▶ Set task
Omit the pictures, please, and give each record below again exactly.

(Plotting code records)
───

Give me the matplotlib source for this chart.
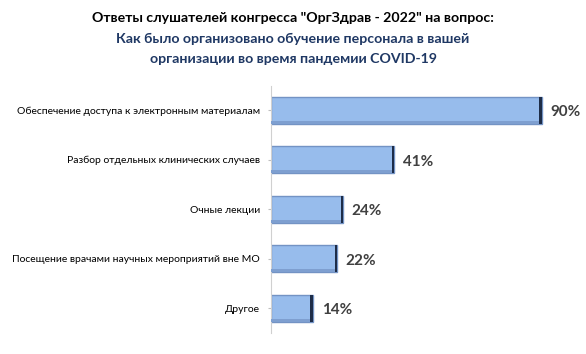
import matplotlib
matplotlib.use("Agg")
import matplotlib.pyplot as plt

categories = [
    "Обеспечение доступа к электронным материалам",
    "Разбор отдельных клинических случаев",
    "Очные лекции",
    "Посещение врачами научных мероприятий вне МО",
    "Другое",
]
values = [90, 41, 24, 22, 14]
value_labels = ["90%", "41%", "24%", "22%", "14%"]

plt.rcParams['font.family'] = ['Lato', 'DejaVu Sans']

fig = plt.figure(figsize=(5.86, 3.54), dpi=100)
ax = fig.add_axes([271/586, (354-333)/354, 301/586, 247.5/354])

ypos = list(range(len(categories)))
ax.barh(ypos, values, height=0.55, color='#97BCEC', edgecolor='#7393C4', linewidth=1.0, zorder=2)
# subtle bevel: darker bottom strip, dark right end
ax.barh([y + 0.245 for y in ypos], values, height=0.06, color='#7E9FD0', linewidth=0, zorder=3)
ax.barh(ypos, [0.9]*len(values), left=[v - 0.9 for v in values], height=0.55, color='#1E2D48', linewidth=0, zorder=4)

for y, v, lab in zip(ypos, values, value_labels):
    ax.text(v + 2.8, y + 0.04, lab, va='center', ha='left', fontsize=11, fontweight='bold', color='#404040')

ax.set_yticks(ypos)
ax.set_yticklabels(categories, fontsize=7.5, color='#000000')
ax.set_ylim(len(categories) - 0.5, -0.5)
ax.set_xlim(0, 100)
ax.set_xticks([])
for s in ['top', 'right', 'bottom']:
    ax.spines[s].set_visible(False)
ax.spines['left'].set_color('#D0D0D0')
ax.spines['left'].set_linewidth(0.8)
ax.tick_params(axis='y', length=2, color='#BFBFBF', pad=6)

fig.text(0.5, 0.950, 'Ответы слушателей конгресса "ОргЗдрав - 2022" на вопрос:', ha='center', va='center',
         fontsize=10.2, fontweight='bold', color='#000000')
fig.text(0.5, 0.890, 'Как было организовано обучение персонала в вашей', ha='center', va='center',
         fontsize=10.2, fontweight='bold', color='#1F3864')
fig.text(0.5, 0.832, 'организации во время пандемии COVID-19', ha='center', va='center',
         fontsize=10.2, fontweight='bold', color='#1F3864')

fig.savefig('out.png', dpi=100)
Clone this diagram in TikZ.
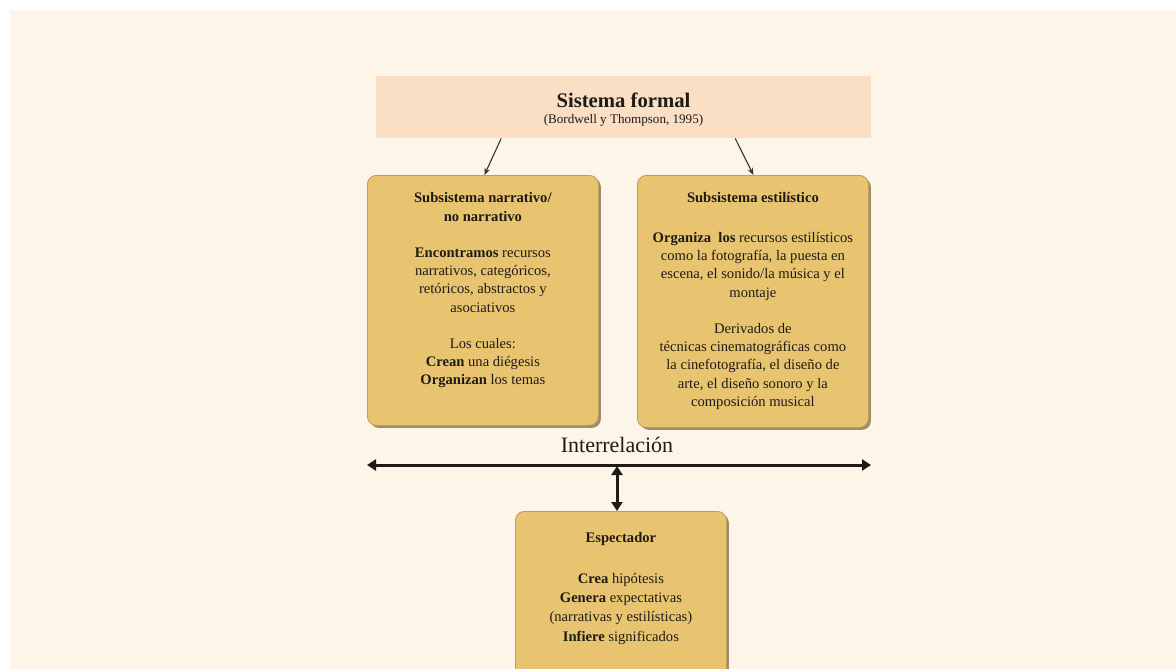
\documentclass[tikz,border=0pt]{standalone}
\usepackage{fontspec}
\setmainfont{Liberation Serif}
\usetikzlibrary{arrows.meta,shadows}

\definecolor{paper}{HTML}{FEF5E9}
\definecolor{headfill}{HTML}{FADFC5}
\definecolor{boxfill}{HTML}{E8C470}
\definecolor{boxline}{HTML}{C09C5C}
\definecolor{boxshade}{HTML}{A08C6C}
\definecolor{ink}{HTML}{1E1A16}

\tikzset{
  panel/.style={draw=boxline, line width=0.8pt, fill=boxfill, rounded corners=9pt,
    anchor=north west, inner sep=0pt,
    drop shadow={shadow xshift=2.5pt, shadow yshift=-2.5pt, fill=boxshade, opacity=1}},
  paneltext/.style={anchor=north, align=center, inner sep=0pt, text=ink,
    font=\fontsize{14.6}{18.2}\selectfont},
  thinarrow/.style={-{Stealth[length=7pt,width=5.5pt]}, line width=1.1pt, draw=ink!90},
  boldarrow/.style={{Triangle[length=9pt,width=11pt]}-{Triangle[length=9pt,width=11pt]},
    line width=3pt, draw=ink}
}

\begin{document}
\begin{tikzpicture}[x=1pt, y=-1pt]
  % page and paper
  \fill[white] (0,0) rectangle (1176,669);
  \fill[paper] (10,10) rectangle (1176,669);
  \useasboundingbox (0,0) rectangle (1176,669);

  % heading band
  \node[fill=headfill, anchor=north west, minimum width=495pt, minimum height=62pt,
        inner sep=0pt] (formal) at (376,76) {};
  \node[anchor=base, text=ink, font=\fontsize{20.7}{24}\selectfont\bfseries]
    (formaltitle) at (623.5,107) {Sistema formal};
  \node[anchor=base, text=ink, font=\fontsize{13.1}{15}\selectfont]
    (formalref) at (623.5,123) {(Bordwell y Thompson, 1995)};

  % the two subsystems
  \node[panel, minimum width=231pt, minimum height=250pt] (narr) at (367,175) {};
  \node[paneltext] (narrtext) at ([yshift=-17.5pt]narr.north) {%
    \textbf{Subsistema narrativo/}\\ \textbf{no narrativo}\\[18.2pt]
    \textbf{Encontramos} recursos\\ narrativos, categóricos,\\
    retóricos, abstractos y\\ asociativos\\[18.2pt]
    Los cuales:\\ \textbf{Crean} una diégesis\\ \textbf{Organizan} los temas};

  \node[panel, minimum width=231pt, minimum height=252pt] (estil) at (637,175) {};
  \node[paneltext] (estiltext) at ([yshift=-17.5pt]estil.north) {%
    \textbf{Subsistema estilístico}\\[21.5pt]
    \textbf{Organiza\ \ los} recursos estilísticos\\
    como la fotografía, la puesta en\\
    escena, el sonido/la música y el\\ montaje\\[18.2pt]
    Derivados de\\ técnicas cinematográficas como\\
    la cinefotografía, el diseño de\\ arte, el diseño sonoro y la\\
    composición musical};

  % the viewer
  \node[panel, minimum width=211pt, minimum height=180pt] (spect) at (515,511) {};
  \node[paneltext, font=\fontsize{14.6}{19.3}\selectfont] (specttext)
    at ([yshift=-21.5pt]spect.north) {%
    \textbf{Espectador}\\[21pt]
    \textbf{Crea} hipótesis\\ \textbf{Genera} expectativas\\
    (narrativas y estilísticas)\\ \textbf{Infiere} significados};

  % links from the heading
  \draw[thinarrow] ([xshift=-122.5pt]formal.south) -- ([xshift=1.5pt]narr.north);
  \draw[thinarrow] ([xshift=111.5pt]formal.south) -- ([xshift=0.5pt]estil.north);

  % interrelation axis
  \node[text=ink, font=\fontsize{22}{26}\selectfont] (inter) at (617,445) {Interrelación};
  \coordinate (axisL) at (367,465);
  \coordinate (axisR) at (871,465);
  \coordinate (axisM) at (617,466);
  \draw[boldarrow] (axisL) -- (axisR);
  \draw[boldarrow] (axisM) -- (spect.north -| axisM);
\end{tikzpicture}
\end{document}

───

▶ Answer for this exercise
Give me the matplotlib source for this chart.
import matplotlib
matplotlib.use("Agg")
import matplotlib.pyplot as plt

categories = [
    "Обеспечение доступа к электронным материалам",
    "Разбор отдельных клинических случаев",
    "Очные лекции",
    "Посещение врачами научных мероприятий вне МО",
    "Другое",
]
values = [90, 41, 24, 22, 14]
value_labels = ["90%", "41%", "24%", "22%", "14%"]

plt.rcParams['font.family'] = ['Lato', 'DejaVu Sans']

fig = plt.figure(figsize=(5.86, 3.54), dpi=100)
ax = fig.add_axes([271/586, (354-333)/354, 301/586, 247.5/354])

ypos = list(range(len(categories)))
ax.barh(ypos, values, height=0.55, color='#97BCEC', edgecolor='#7393C4', linewidth=1.0, zorder=2)
# subtle bevel: darker bottom strip, dark right end
ax.barh([y + 0.245 for y in ypos], values, height=0.06, color='#7E9FD0', linewidth=0, zorder=3)
ax.barh(ypos, [0.9]*len(values), left=[v - 0.9 for v in values], height=0.55, color='#1E2D48', linewidth=0, zorder=4)

for y, v, lab in zip(ypos, values, value_labels):
    ax.text(v + 2.8, y + 0.04, lab, va='center', ha='left', fontsize=11, fontweight='bold', color='#404040')

ax.set_yticks(ypos)
ax.set_yticklabels(categories, fontsize=7.5, color='#000000')
ax.set_ylim(len(categories) - 0.5, -0.5)
ax.set_xlim(0, 100)
ax.set_xticks([])
for s in ['top', 'right', 'bottom']:
    ax.spines[s].set_visible(False)
ax.spines['left'].set_color('#D0D0D0')
ax.spines['left'].set_linewidth(0.8)
ax.tick_params(axis='y', length=2, color='#BFBFBF', pad=6)

fig.text(0.5, 0.950, 'Ответы слушателей конгресса "ОргЗдрав - 2022" на вопрос:', ha='center', va='center',
         fontsize=10.2, fontweight='bold', color='#000000')
fig.text(0.5, 0.890, 'Как было организовано обучение персонала в вашей', ha='center', va='center',
         fontsize=10.2, fontweight='bold', color='#1F3864')
fig.text(0.5, 0.832, 'организации во время пандемии COVID-19', ha='center', va='center',
         fontsize=10.2, fontweight='bold', color='#1F3864')

fig.savefig('out.png', dpi=100)
Clone this diagram in TikZ.
\documentclass[tikz,border=0pt]{standalone}
\usepackage{fontspec}
\setmainfont{Liberation Serif}
\usetikzlibrary{arrows.meta,shadows}

\definecolor{paper}{HTML}{FEF5E9}
\definecolor{headfill}{HTML}{FADFC5}
\definecolor{boxfill}{HTML}{E8C470}
\definecolor{boxline}{HTML}{C09C5C}
\definecolor{boxshade}{HTML}{A08C6C}
\definecolor{ink}{HTML}{1E1A16}

\tikzset{
  panel/.style={draw=boxline, line width=0.8pt, fill=boxfill, rounded corners=9pt,
    anchor=north west, inner sep=0pt,
    drop shadow={shadow xshift=2.5pt, shadow yshift=-2.5pt, fill=boxshade, opacity=1}},
  paneltext/.style={anchor=north, align=center, inner sep=0pt, text=ink,
    font=\fontsize{14.6}{18.2}\selectfont},
  thinarrow/.style={-{Stealth[length=7pt,width=5.5pt]}, line width=1.1pt, draw=ink!90},
  boldarrow/.style={{Triangle[length=9pt,width=11pt]}-{Triangle[length=9pt,width=11pt]},
    line width=3pt, draw=ink}
}

\begin{document}
\begin{tikzpicture}[x=1pt, y=-1pt]
  % page and paper
  \fill[white] (0,0) rectangle (1176,669);
  \fill[paper] (10,10) rectangle (1176,669);
  \useasboundingbox (0,0) rectangle (1176,669);

  % heading band
  \node[fill=headfill, anchor=north west, minimum width=495pt, minimum height=62pt,
        inner sep=0pt] (formal) at (376,76) {};
  \node[anchor=base, text=ink, font=\fontsize{20.7}{24}\selectfont\bfseries]
    (formaltitle) at (623.5,107) {Sistema formal};
  \node[anchor=base, text=ink, font=\fontsize{13.1}{15}\selectfont]
    (formalref) at (623.5,123) {(Bordwell y Thompson, 1995)};

  % the two subsystems
  \node[panel, minimum width=231pt, minimum height=250pt] (narr) at (367,175) {};
  \node[paneltext] (narrtext) at ([yshift=-17.5pt]narr.north) {%
    \textbf{Subsistema narrativo/}\\ \textbf{no narrativo}\\[18.2pt]
    \textbf{Encontramos} recursos\\ narrativos, categóricos,\\
    retóricos, abstractos y\\ asociativos\\[18.2pt]
    Los cuales:\\ \textbf{Crean} una diégesis\\ \textbf{Organizan} los temas};

  \node[panel, minimum width=231pt, minimum height=252pt] (estil) at (637,175) {};
  \node[paneltext] (estiltext) at ([yshift=-17.5pt]estil.north) {%
    \textbf{Subsistema estilístico}\\[21.5pt]
    \textbf{Organiza\ \ los} recursos estilísticos\\
    como la fotografía, la puesta en\\
    escena, el sonido/la música y el\\ montaje\\[18.2pt]
    Derivados de\\ técnicas cinematográficas como\\
    la cinefotografía, el diseño de\\ arte, el diseño sonoro y la\\
    composición musical};

  % the viewer
  \node[panel, minimum width=211pt, minimum height=180pt] (spect) at (515,511) {};
  \node[paneltext, font=\fontsize{14.6}{19.3}\selectfont] (specttext)
    at ([yshift=-21.5pt]spect.north) {%
    \textbf{Espectador}\\[21pt]
    \textbf{Crea} hipótesis\\ \textbf{Genera} expectativas\\
    (narrativas y estilísticas)\\ \textbf{Infiere} significados};

  % links from the heading
  \draw[thinarrow] ([xshift=-122.5pt]formal.south) -- ([xshift=1.5pt]narr.north);
  \draw[thinarrow] ([xshift=111.5pt]formal.south) -- ([xshift=0.5pt]estil.north);

  % interrelation axis
  \node[text=ink, font=\fontsize{22}{26}\selectfont] (inter) at (617,445) {Interrelación};
  \coordinate (axisL) at (367,465);
  \coordinate (axisR) at (871,465);
  \coordinate (axisM) at (617,466);
  \draw[boldarrow] (axisL) -- (axisR);
  \draw[boldarrow] (axisM) -- (spect.north -| axisM);
\end{tikzpicture}
\end{document}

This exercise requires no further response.